Search code examples
rplottime-seriesk-means

Different color in the same price plot


I have to color the price plot differently based on the cluster given by the kmeans function. Consider this code:

library(tseries)

####

nomiequity <- "^IXIC" 
datastart  <- "2019-09-18"

nsdq.prices <- get.hist.quote(instrument  = nomiequity,    
                              compression = "d",         
                              start       = datastart, 
                              end         = "2020-12-31", 
                              retclass    = "zoo",
                              quote       = "AdjClose")

b<-kmeans(nsdq.prices,3)
c<-b$cluster
d<- merge(nsdq.prices, c)
e<-split(nsdq.prices, c)

plot(nsdq.prices, type="l", col="green", ylim=c(6000, 13000))
    lines(e[["2"]], type = "l", col="red")
    lines(e[["3"]], type = "l", col="blue")

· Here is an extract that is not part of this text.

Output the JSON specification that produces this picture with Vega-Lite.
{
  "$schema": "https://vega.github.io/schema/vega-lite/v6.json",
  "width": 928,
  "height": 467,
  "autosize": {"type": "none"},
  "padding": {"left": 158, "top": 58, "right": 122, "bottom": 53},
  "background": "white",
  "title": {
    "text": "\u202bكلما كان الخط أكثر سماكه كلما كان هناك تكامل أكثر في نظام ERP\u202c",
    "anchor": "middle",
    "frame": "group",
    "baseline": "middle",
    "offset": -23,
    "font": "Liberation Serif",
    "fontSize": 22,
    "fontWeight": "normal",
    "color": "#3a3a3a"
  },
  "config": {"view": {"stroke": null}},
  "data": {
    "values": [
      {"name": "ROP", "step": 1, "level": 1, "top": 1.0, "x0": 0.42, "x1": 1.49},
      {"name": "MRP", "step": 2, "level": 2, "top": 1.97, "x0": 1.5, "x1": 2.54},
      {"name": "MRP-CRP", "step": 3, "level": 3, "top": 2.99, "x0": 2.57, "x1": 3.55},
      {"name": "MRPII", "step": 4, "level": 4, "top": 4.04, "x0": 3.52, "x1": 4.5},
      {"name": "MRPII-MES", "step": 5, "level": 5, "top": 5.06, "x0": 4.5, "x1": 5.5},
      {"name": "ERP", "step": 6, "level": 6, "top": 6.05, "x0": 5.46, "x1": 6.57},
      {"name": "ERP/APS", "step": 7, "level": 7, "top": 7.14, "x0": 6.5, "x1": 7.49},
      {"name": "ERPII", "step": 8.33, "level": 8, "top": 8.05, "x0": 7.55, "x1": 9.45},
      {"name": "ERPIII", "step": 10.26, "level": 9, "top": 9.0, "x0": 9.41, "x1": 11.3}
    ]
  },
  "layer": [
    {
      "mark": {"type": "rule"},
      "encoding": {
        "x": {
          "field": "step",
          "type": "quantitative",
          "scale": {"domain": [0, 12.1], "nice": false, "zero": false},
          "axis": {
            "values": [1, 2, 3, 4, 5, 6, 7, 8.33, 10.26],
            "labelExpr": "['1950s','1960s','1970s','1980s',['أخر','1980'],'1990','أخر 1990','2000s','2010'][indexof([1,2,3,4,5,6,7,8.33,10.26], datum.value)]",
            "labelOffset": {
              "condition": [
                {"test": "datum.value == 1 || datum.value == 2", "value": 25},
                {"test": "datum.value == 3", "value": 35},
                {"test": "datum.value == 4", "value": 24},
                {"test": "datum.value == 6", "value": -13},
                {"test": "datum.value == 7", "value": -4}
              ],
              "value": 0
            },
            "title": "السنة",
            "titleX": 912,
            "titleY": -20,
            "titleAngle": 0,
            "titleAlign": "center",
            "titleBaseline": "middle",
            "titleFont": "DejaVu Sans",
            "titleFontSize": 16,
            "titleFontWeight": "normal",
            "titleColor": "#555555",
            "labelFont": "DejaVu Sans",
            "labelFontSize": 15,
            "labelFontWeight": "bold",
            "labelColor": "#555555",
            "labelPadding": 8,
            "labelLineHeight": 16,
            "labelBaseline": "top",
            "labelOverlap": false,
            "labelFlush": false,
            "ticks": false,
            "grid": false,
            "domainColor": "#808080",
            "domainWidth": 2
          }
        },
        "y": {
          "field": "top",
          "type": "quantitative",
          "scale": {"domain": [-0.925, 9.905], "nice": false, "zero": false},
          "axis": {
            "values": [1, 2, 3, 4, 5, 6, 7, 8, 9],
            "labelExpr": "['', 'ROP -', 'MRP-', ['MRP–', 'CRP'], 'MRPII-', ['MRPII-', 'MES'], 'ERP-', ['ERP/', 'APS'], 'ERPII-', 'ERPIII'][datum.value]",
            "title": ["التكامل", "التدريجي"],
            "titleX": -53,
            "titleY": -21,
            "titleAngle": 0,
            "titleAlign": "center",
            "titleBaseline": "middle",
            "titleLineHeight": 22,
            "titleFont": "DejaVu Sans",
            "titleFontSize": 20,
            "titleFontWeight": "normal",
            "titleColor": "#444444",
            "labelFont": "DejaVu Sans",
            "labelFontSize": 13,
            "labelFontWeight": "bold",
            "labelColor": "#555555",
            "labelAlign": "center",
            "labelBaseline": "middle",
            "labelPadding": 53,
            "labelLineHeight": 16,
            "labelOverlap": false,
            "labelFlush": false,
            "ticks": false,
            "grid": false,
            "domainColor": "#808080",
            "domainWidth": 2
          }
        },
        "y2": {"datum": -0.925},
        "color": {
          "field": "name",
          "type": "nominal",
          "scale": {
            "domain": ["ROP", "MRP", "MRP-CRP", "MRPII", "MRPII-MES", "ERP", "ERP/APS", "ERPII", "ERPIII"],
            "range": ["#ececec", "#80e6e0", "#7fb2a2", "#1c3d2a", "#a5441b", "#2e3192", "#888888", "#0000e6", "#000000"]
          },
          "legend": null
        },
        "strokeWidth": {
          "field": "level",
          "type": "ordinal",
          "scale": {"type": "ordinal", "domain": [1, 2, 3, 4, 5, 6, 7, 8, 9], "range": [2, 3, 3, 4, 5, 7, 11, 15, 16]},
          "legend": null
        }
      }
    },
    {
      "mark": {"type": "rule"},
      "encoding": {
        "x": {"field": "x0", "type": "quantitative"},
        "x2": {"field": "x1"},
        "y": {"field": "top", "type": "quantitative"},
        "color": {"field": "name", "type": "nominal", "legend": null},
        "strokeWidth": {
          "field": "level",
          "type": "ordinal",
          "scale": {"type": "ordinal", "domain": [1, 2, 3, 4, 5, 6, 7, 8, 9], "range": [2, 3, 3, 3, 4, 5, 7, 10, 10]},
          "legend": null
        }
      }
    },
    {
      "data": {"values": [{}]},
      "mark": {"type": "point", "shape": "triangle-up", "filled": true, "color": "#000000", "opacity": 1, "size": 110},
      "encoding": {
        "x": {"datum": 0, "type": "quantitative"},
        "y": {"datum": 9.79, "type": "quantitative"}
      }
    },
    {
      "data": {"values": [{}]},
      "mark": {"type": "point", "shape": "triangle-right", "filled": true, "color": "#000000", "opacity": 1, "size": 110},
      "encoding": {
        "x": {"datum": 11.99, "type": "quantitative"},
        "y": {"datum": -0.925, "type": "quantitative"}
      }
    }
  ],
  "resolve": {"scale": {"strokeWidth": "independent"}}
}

enter image description here The result is almost what I need to do, but I don't want to show those connection between same colors in diffent time.


Solution

  • The problem is that the clusters get merged in the lines. You could use the rle lengths to increase the number by one when the clusters change in the time series. For this use Map to repeat consecutive numbers l times. Then you are able to split on these growing numbers but use cluster to define the color of the lines. For the latter use lapply to loop over the splitted e.

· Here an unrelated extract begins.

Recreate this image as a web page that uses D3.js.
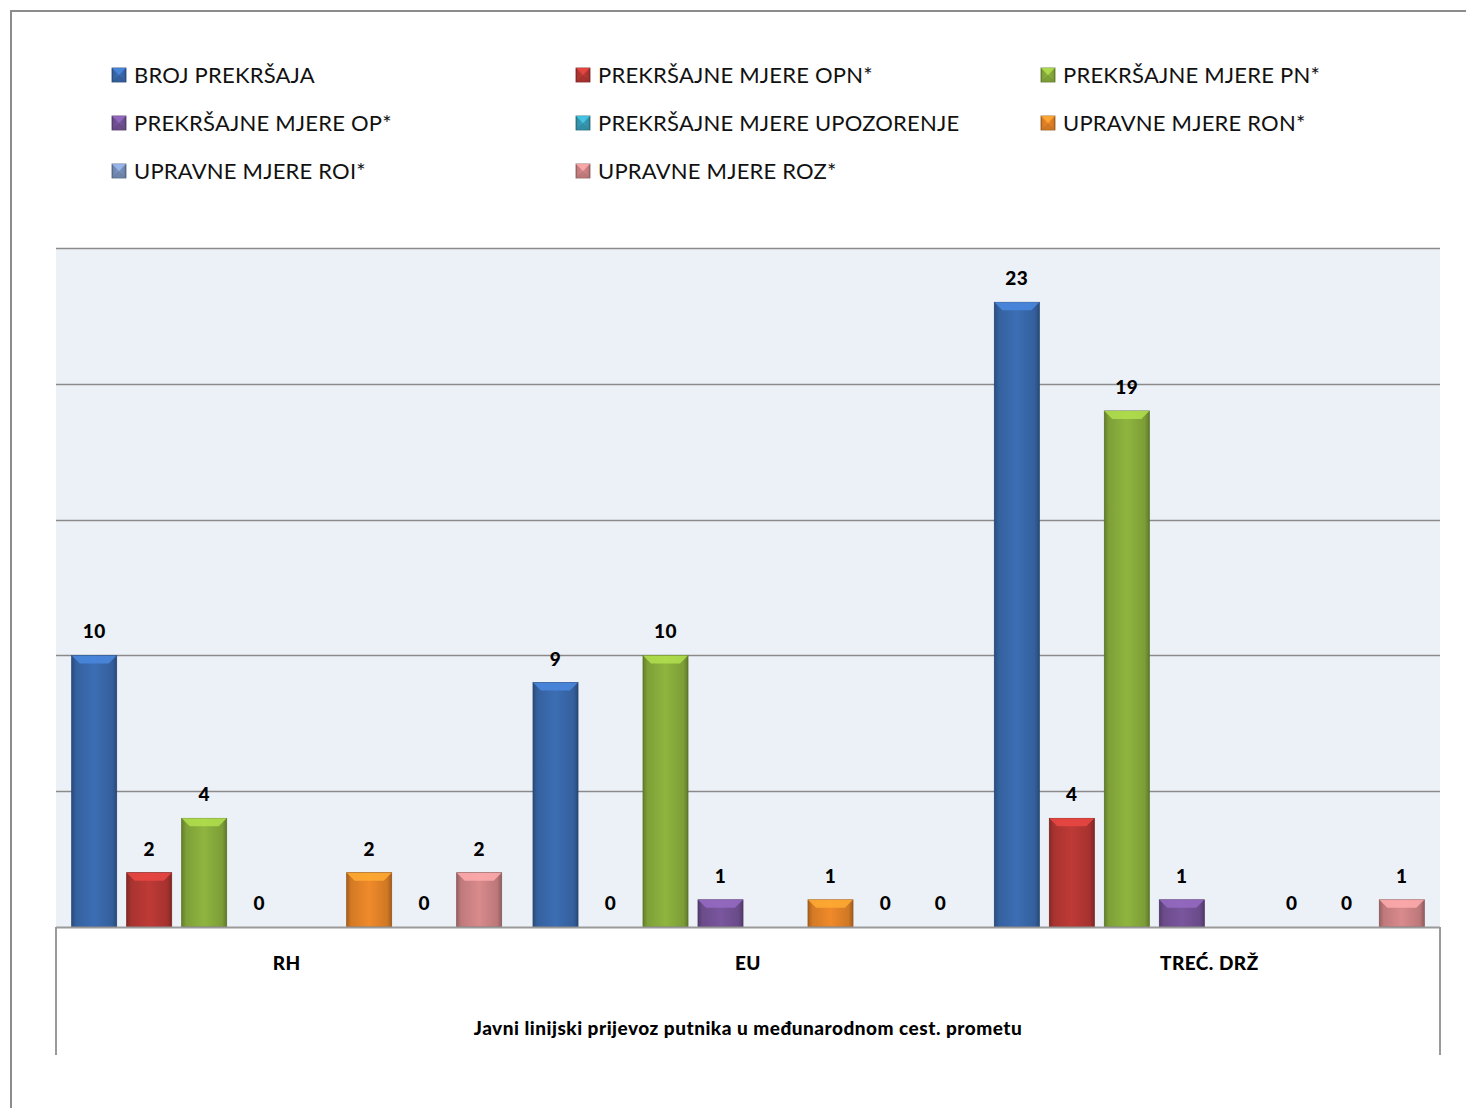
<!DOCTYPE html>
<html>
<head>
<meta charset="utf-8">
<script src="https://cdn.jsdelivr.net/npm/d3@7"></script>
<style>
  html, body { margin: 0; padding: 0; background: #ffffff; }
  svg { display: block; }
  text { font-family: Lato, "Open Sans", sans-serif; }
  .bold { font-weight: 900; font-size: 19px; letter-spacing: 0.5px; fill: #000; }
</style>
</head>
<body>
<svg id="chart" width="1466" height="1108"></svg>
<script>
// ---- data ----
const categories = ["RH", "EU", "TREĆ. DRŽ"];
const seriesNames = [
  "BROJ PREKRŠAJA",
  "PREKRŠAJNE MJERE OPN*",
  "PREKRŠAJNE MJERE PN*",
  "PREKRŠAJNE MJERE OP*",
  "PREKRŠAJNE MJERE UPOZORENJE",
  "UPRAVNE MJERE RON*",
  "UPRAVNE MJERE ROI*",
  "UPRAVNE MJERE ROZ*"
];
const brojPrekrsaja   = [10, 9, 23];
const mjereOPN        = [2, 0, 4];
const mjerePN         = [4, 10, 19];
const mjereOP         = [0, 1, 1];
const mjereUpozorenje = [null, null, null];
const mjereRON        = [2, 1, 0];
const mjereROI        = [0, 0, 0];
const mjereROZ        = [2, 0, 1];
const seriesValues = [brojPrekrsaja, mjereOPN, mjerePN, mjereOP, mjereUpozorenje, mjereRON, mjereROI, mjereROZ];
const seriesColors = ["#3c6eb4", "#be3a36", "#8fb53f", "#7a569e", "#3aa3bd", "#f08a2a", "#7e97c4", "#d98a8c"];
const yTicks = [0, 5, 10, 15, 20, 25];
const axisTitle = "Javni linijski prijevoz putnika u međunarodnom cest. prometu";

// ---- layout ----
const svg = d3.select("#chart");
const plot = { left: 56, right: 1440, top: 248, bottom: 927 };

const x0 = d3.scaleBand().domain(categories).range([plot.left, plot.right]).padding(0);
const x1 = d3.scaleBand().domain(d3.range(seriesNames.length)).range([0, x0.bandwidth()])
  .paddingInner(0.1818).paddingOuter(0.285);
const y = d3.scaleLinear().domain([0, 25]).range([plot.bottom, plot.top]);

// outer chart border
svg.append("path").attr("d", "M11,1108 V11 H1466").attr("fill", "none")
  .attr("stroke", "#8c8c8c").attr("stroke-width", 2);

// plot background
svg.append("rect").attr("x", plot.left).attr("y", plot.top)
  .attr("width", plot.right - plot.left).attr("height", plot.bottom - plot.top)
  .attr("fill", "#ecf0f7");

// gridlines
svg.append("g").selectAll("line").data(yTicks.filter(d => d > 0)).join("line")
  .attr("x1", plot.left).attr("x2", plot.right)
  .attr("y1", d => Math.round(y(d)) + 0.5).attr("y2", d => Math.round(y(d)) + 0.5)
  .attr("stroke", "#8a8a8a").attr("stroke-width", 1.5);

// gradients
const defs = svg.append("defs");
seriesColors.forEach((c, i) => {
  const base = d3.color(c);
  const g = defs.append("linearGradient").attr("id", "grad" + i)
    .attr("x1", "0").attr("x2", "1").attr("y1", "0").attr("y2", "0");
  g.append("stop").attr("offset", "0%").attr("stop-color", base.darker(1.0));
  g.append("stop").attr("offset", "10%").attr("stop-color", base.darker(0.35));
  g.append("stop").attr("offset", "50%").attr("stop-color", base);
  g.append("stop").attr("offset", "90%").attr("stop-color", base.darker(0.4));
  g.append("stop").attr("offset", "100%").attr("stop-color", base.darker(1.1));
});

function drawBevel(sel, x, yTop, w, h, i, bottomBevel) {
  const c = d3.color(seriesColors[i]);
  sel.append("rect").attr("x", x).attr("y", yTop).attr("width", w).attr("height", h)
    .attr("fill", `url(#grad${i})`).attr("stroke", c.darker(1.3)).attr("stroke-width", 0.8);
  const b = Math.min(8, h / 2, w / 2);
  // top bevel (lighter)
  sel.append("path")
    .attr("d", `M${x},${yTop} L${x + w},${yTop} L${x + w - b},${yTop + b} L${x + b},${yTop + b} Z`)
    .attr("fill", c.brighter(0.6)).attr("opacity", 0.85);
  if (bottomBevel) {
    sel.append("path")
      .attr("d", `M${x},${yTop + h} L${x + w},${yTop + h} L${x + w - b},${yTop + h - b} L${x + b},${yTop + h - b} Z`)
      .attr("fill", c.darker(0.6)).attr("opacity", 0.6);
  }
}

// bars
const groups = svg.append("g").selectAll("g").data(categories).join("g")
  .attr("transform", d => `translate(${x0(d)},0)`);

groups.each(function(cat, ci) {
  const g = d3.select(this);
  seriesValues.forEach((vals, si) => {
    const v = vals[ci];
    if (v === null || v === undefined) return;
    const bx = x1(si), bw = x1.bandwidth();
    if (v > 0) {
      drawBevel(g, bx, y(v), bw, y(0) - y(v), si, false);
    }
    g.append("text").attr("class", "bold").attr("x", bx + bw / 2).attr("y", y(v) - 17)
      .attr("text-anchor", "middle").text(v);
  });
});

// category axis box
const axisCol = "#9a9a9a";
svg.append("line").attr("x1", plot.left).attr("x2", plot.right)
  .attr("y1", plot.bottom + 0.5).attr("y2", plot.bottom + 0.5)
  .attr("stroke", axisCol).attr("stroke-width", 2);
[plot.left, plot.right].forEach(xx => {
  svg.append("line").attr("x1", xx).attr("x2", xx).attr("y1", plot.bottom).attr("y2", 1055)
    .attr("stroke", axisCol).attr("stroke-width", 2);
});
svg.append("g").selectAll("text").data(categories).join("text").attr("class", "bold")
  .attr("x", d => x0(d) + x0.bandwidth() / 2).attr("y", 970)
  .attr("text-anchor", "middle").text(d => d);
svg.append("text").attr("class", "bold").attr("x", (plot.left + plot.right) / 2).attr("y", 1035)
  .attr("text-anchor", "middle").text(axisTitle);

// legend
const legCols = [112, 576, 1041];
const legRows = [75, 123, 171];
const leg = svg.append("g");
seriesNames.forEach((name, i) => {
  const col = i % 3, row = Math.floor(i / 3);
  const lx = legCols[col], ly = legRows[row];
  const g = leg.append("g");
  drawBevel(g, lx, ly - 7, 14, 14, i, true);
  g.append("text").attr("x", lx + 22).attr("y", ly + 8)
    .attr("font-size", 22).attr("letter-spacing", 0.2).attr("fill", "#111").text(name);
});
</script>
</body>
</html>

    cl <- kmeans(nsdq.prices, 3)$cluster
    l <- rle(as.numeric(cl))$lengths
    s <- Map(rep, seq(l), l)
    e <- split(cbind(nsdq.prices, cl), unlist(s))
    
    plot(nsdq.prices, type="l", col=7, ylim=c(6000, 13000))
    invisible(lapply(e, function(x) lines(x$Adjusted, col=x$cl + 1)))
    legend("topleft", leg=c(sprintf("cl %s", 1:3), "missing"), col=c((1:3)+1, 7), lty=1)
    

    enter image description here

    Where there's no date defined there appear gaps. We could use the zoo interpolations by overplotting the original plot using a "missing" color.